A century ago, Carl Sandburg was recognised as one of Lincoln’s foremost biographers. Commenting on Lincoln’s relationship with Speed, he remarked that a “streak of lavender” ran through Lincoln and that he had “spots soft as May violets”. This was later excised by Sandburg.

Despite the best efforts of the hetero-historians to gloss over these words, the reference to lavender reflects 20th century urban slang about gay people. In the 1950s, when the anti-communist senator Joe McCarthy decided it was his mission to root homosexuals out of the federal governments, as potential traitors as he saw it, this was referred to as the “Lavender Scare”.

As for violets, these were worn by lovers of the Greek poet, Sappho. The symbolism was obvious to any readers at the time.

President James Buchanan – falling out of the closet

Abraham Lincoln wasn’t the first LGBT President of the United States – that honour surely goes to James Buchanan, his immediate predecessor. Buchanan was practically falling out of the closet. He was what the Victorians liked to call ‘a confirmed bachelor’ – in fact, the only unmarried president American has ever voted into office.

As I detail in my book, Buchanan lived with a politician, William Rufus DeVane King, described as being his best friend. Former president Andrew Jackson was in no doubt over the nature of their relationship referring to King as “Miss Nancy” to Buchanan’s “Aunt Fancy”. As an aside, King’s first two names – William Rufus – was also an eleventh century English king (William II, the red head) branded a sodomite by the church and his enemies before dying in an apparent hunting accident, long suspected as murder.
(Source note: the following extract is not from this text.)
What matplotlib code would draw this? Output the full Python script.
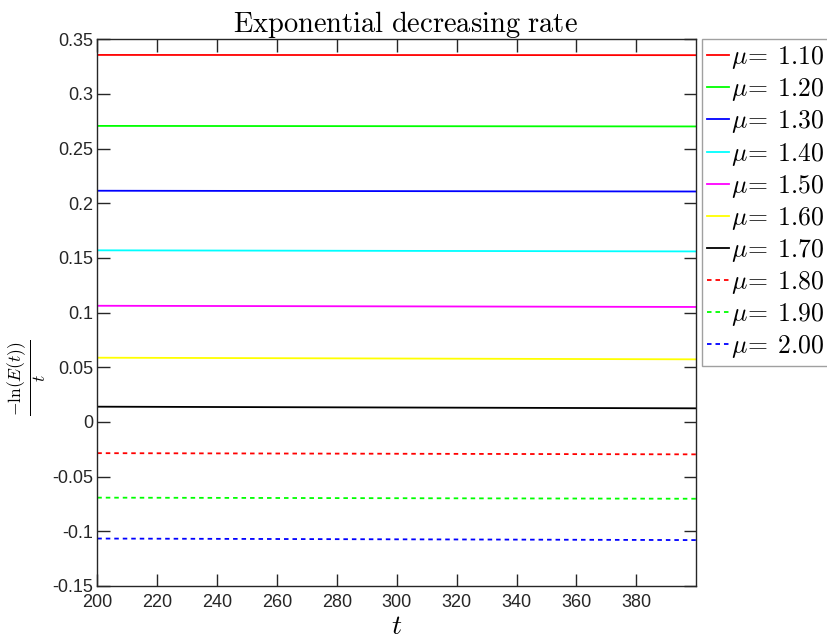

Buchanan and King were often seen strolling around Washington DC, becoming known as the “Siamese Twins” – a contemporary slang reference for gay and lesbian couples. When King was called away to become the United States ambassador in Paris, Buchanan wrote a forlorn letter to a female friend saying he had “gone a wooing to several gentlemen” but none could fill the gap in his house left by King.